Everything works, except the Band Stop Filter code.

For BSF I used this frequency transformation: S -> Ω0s/(Q(s2 + Ω02))
I transform each normalized pole to two poles and two zeros at ±jΩ0
This is the result: , and it's wrong because it looks like a single frequency notch.

For bandpass filter, using the transfomation: S -> (Q(s2 + Ω02)) / (Ω0s), the result is correct:


Both filters were Butterworth, 6th order, with Ω1 = 40, Ω2 = 50, Q=√Ω1Ω2/(Ω2 - Ω1).

Probably it would be easier to group the poles of the normalized low pass filter into 1st or 2nd order sections from the begining, and denormalize those according to the formulas, but I think in software is easier keeping the poles separate and grouping them at the end.
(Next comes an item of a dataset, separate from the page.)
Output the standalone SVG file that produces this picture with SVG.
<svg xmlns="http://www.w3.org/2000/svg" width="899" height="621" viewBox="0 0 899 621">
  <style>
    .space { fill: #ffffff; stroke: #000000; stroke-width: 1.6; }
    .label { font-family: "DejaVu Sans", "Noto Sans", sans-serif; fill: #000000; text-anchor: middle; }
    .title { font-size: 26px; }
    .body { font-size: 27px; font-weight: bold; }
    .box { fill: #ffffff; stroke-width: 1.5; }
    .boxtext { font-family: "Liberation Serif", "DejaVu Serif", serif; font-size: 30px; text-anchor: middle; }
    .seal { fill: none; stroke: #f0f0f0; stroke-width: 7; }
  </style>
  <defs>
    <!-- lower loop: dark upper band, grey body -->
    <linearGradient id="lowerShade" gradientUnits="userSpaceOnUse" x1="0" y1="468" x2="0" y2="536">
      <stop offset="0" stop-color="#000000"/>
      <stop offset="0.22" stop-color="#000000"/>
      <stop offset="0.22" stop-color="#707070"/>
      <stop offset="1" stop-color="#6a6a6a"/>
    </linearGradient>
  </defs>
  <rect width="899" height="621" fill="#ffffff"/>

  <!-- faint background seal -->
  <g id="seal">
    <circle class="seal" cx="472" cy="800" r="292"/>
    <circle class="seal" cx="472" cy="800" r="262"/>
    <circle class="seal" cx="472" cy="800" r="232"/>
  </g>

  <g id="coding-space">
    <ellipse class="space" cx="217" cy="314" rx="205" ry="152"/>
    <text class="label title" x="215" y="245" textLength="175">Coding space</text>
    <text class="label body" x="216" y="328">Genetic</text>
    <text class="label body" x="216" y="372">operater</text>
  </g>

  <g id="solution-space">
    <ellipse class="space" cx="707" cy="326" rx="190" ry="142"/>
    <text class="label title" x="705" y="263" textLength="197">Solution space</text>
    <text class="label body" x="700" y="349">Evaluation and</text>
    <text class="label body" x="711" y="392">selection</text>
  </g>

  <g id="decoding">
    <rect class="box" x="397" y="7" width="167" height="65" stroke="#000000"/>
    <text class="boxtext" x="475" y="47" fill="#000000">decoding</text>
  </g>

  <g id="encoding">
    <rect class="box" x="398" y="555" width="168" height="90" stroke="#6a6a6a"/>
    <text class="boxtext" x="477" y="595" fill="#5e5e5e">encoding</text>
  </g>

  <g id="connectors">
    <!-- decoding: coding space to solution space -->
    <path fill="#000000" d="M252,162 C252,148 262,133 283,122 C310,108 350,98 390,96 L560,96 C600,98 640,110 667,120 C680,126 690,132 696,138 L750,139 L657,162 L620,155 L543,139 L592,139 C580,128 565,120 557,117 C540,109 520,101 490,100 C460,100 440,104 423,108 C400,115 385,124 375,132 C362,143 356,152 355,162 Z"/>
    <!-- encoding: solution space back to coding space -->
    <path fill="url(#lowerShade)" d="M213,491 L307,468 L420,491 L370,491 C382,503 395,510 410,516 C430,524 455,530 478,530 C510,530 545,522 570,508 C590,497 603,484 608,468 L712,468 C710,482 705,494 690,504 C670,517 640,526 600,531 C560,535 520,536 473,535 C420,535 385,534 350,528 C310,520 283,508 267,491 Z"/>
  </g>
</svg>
Do you know if a BSF needs a special procedure for frequency transformation?

Thanks for your help
 
Last edited:

Hi Eugen,

I'm not sure that the result is wrong.
(It is expectad that all the zeros are at the same frequency.)
Observe that it seems that the 3-dB points are in its correct location.
Could you plot the result in linear scale rather than in dB?
Regards

Z
 
Thanks for the response.

Indeed, with a linear scale it looks better -
It is correct -- I was expecting a constant attenuation in the stop band, but the zeros are all at the central frequency and the maximum attenuation should be at the central frequency.

Edit: Both characteristics on the same graph:
 
Last edited:

OK, now it looks like maximum planarity at the center of stopband.
The bandpass plotted in linear scale should look complementary of this one.